-- Start of Provided material --

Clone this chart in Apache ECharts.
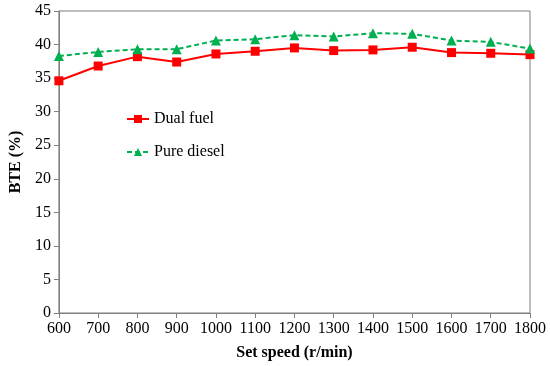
<!DOCTYPE html>
<html><head><meta charset="utf-8">
<script src="https://cdn.jsdelivr.net/npm/echarts@6/dist/echarts.min.js"></script>
<style>html,body{margin:0;padding:0;background:#fff}#c{width:550px;height:366px}</style>
</head><body><div id="c"></div>
<script>
var speeds = [600,700,800,900,1000,1100,1200,1300,1400,1500,1600,1700,1800];
var dualFuel = [34.6,36.8,38.2,37.4,38.6,39.0,39.5,39.1,39.2,39.6,38.8,38.7,38.5];
var pureDiesel = [38.3,38.9,39.3,39.3,40.6,40.8,41.4,41.2,41.7,41.6,40.6,40.4,39.4];
var font = '"Liberation Serif", "DejaVu Serif", serif';
function pairs(xs, ys){ return xs.map(function(x,i){return [x, ys[i]];}); }
var chart = echarts.init(document.getElementById('c'));
chart.setOption({
  animation:false,
  textStyle:{fontFamily:font},
  grid:{left:58,right:20,top:11,bottom:52,show:true,borderColor:'#7f7f7f',borderWidth:1},
  legend:{orient:'vertical',left:121,top:106,itemGap:17,itemWidth:22,itemHeight:10,
    textStyle:{fontFamily:font,fontSize:16,color:'#000'},
    data:['Dual fuel','Pure diesel']},
  xAxis:{type:'value',min:600,max:1800,interval:100,
    name:'Set speed (r/min)',nameLocation:'middle',nameGap:32,
    nameTextStyle:{fontFamily:font,fontSize:16,fontWeight:'bold',color:'#000'},
    axisLine:{lineStyle:{color:'#7f7f7f'}},
    axisTick:{show:true,inside:false,length:5,lineStyle:{color:'#7f7f7f'}},
    axisLabel:{fontFamily:font,fontSize:16,color:'#000',margin:8,formatter:function(v){return String(v);}},
    splitLine:{show:false}},
  yAxis:{type:'value',min:0,max:45,interval:5,
    name:'BTE (%)',nameLocation:'middle',nameGap:32,nameRotate:90,
    nameTextStyle:{fontFamily:font,fontSize:16,fontWeight:'bold',color:'#000'},
    axisLine:{show:true,lineStyle:{color:'#7f7f7f'}},
    axisTick:{show:true,inside:false,length:5,lineStyle:{color:'#7f7f7f'}},
    axisLabel:{fontFamily:font,fontSize:16,color:'#000',margin:8},
    splitLine:{show:false}},
  series:[
    {name:'Dual fuel',type:'line',data:pairs(speeds,dualFuel),symbol:'rect',symbolSize:9,
     itemStyle:{color:'#ff0000'},lineStyle:{color:'#ff0000',width:2}},
    {name:'Pure diesel',type:'line',data:pairs(speeds,pureDiesel),symbol:'triangle',symbolSize:10,
     itemStyle:{color:'#00b050'},lineStyle:{color:'#00b050',width:2,type:[5,3]}}
  ]
});
</script></body></html>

-- End of Provided material --

#### Task requirements
Transcribe all of the material exactly, leaving out whatever pictures it contains.

#### Correct result
Clone this chart in Apache ECharts.
<!DOCTYPE html>
<html><head><meta charset="utf-8">
<script src="https://cdn.jsdelivr.net/npm/echarts@6/dist/echarts.min.js"></script>
<style>html,body{margin:0;padding:0;background:#fff}#c{width:550px;height:366px}</style>
</head><body><div id="c"></div>
<script>
var speeds = [600,700,800,900,1000,1100,1200,1300,1400,1500,1600,1700,1800];
var dualFuel = [34.6,36.8,38.2,37.4,38.6,39.0,39.5,39.1,39.2,39.6,38.8,38.7,38.5];
var pureDiesel = [38.3,38.9,39.3,39.3,40.6,40.8,41.4,41.2,41.7,41.6,40.6,40.4,39.4];
var font = '"Liberation Serif", "DejaVu Serif", serif';
function pairs(xs, ys){ return xs.map(function(x,i){return [x, ys[i]];}); }
var chart = echarts.init(document.getElementById('c'));
chart.setOption({
  animation:false,
  textStyle:{fontFamily:font},
  grid:{left:58,right:20,top:11,bottom:52,show:true,borderColor:'#7f7f7f',borderWidth:1},
  legend:{orient:'vertical',left:121,top:106,itemGap:17,itemWidth:22,itemHeight:10,
    textStyle:{fontFamily:font,fontSize:16,color:'#000'},
    data:['Dual fuel','Pure diesel']},
  xAxis:{type:'value',min:600,max:1800,interval:100,
    name:'Set speed (r/min)',nameLocation:'middle',nameGap:32,
    nameTextStyle:{fontFamily:font,fontSize:16,fontWeight:'bold',color:'#000'},
    axisLine:{lineStyle:{color:'#7f7f7f'}},
    axisTick:{show:true,inside:false,length:5,lineStyle:{color:'#7f7f7f'}},
    axisLabel:{fontFamily:font,fontSize:16,color:'#000',margin:8,formatter:function(v){return String(v);}},
    splitLine:{show:false}},
  yAxis:{type:'value',min:0,max:45,interval:5,
    name:'BTE (%)',nameLocation:'middle',nameGap:32,nameRotate:90,
    nameTextStyle:{fontFamily:font,fontSize:16,fontWeight:'bold',color:'#000'},
    axisLine:{show:true,lineStyle:{color:'#7f7f7f'}},
    axisTick:{show:true,inside:false,length:5,lineStyle:{color:'#7f7f7f'}},
    axisLabel:{fontFamily:font,fontSize:16,color:'#000',margin:8},
    splitLine:{show:false}},
  series:[
    {name:'Dual fuel',type:'line',data:pairs(speeds,dualFuel),symbol:'rect',symbolSize:9,
     itemStyle:{color:'#ff0000'},lineStyle:{color:'#ff0000',width:2}},
    {name:'Pure diesel',type:'line',data:pairs(speeds,pureDiesel),symbol:'triangle',symbolSize:10,
     itemStyle:{color:'#00b050'},lineStyle:{color:'#00b050',width:2,type:[5,3]}}
  ]
});
</script></body></html>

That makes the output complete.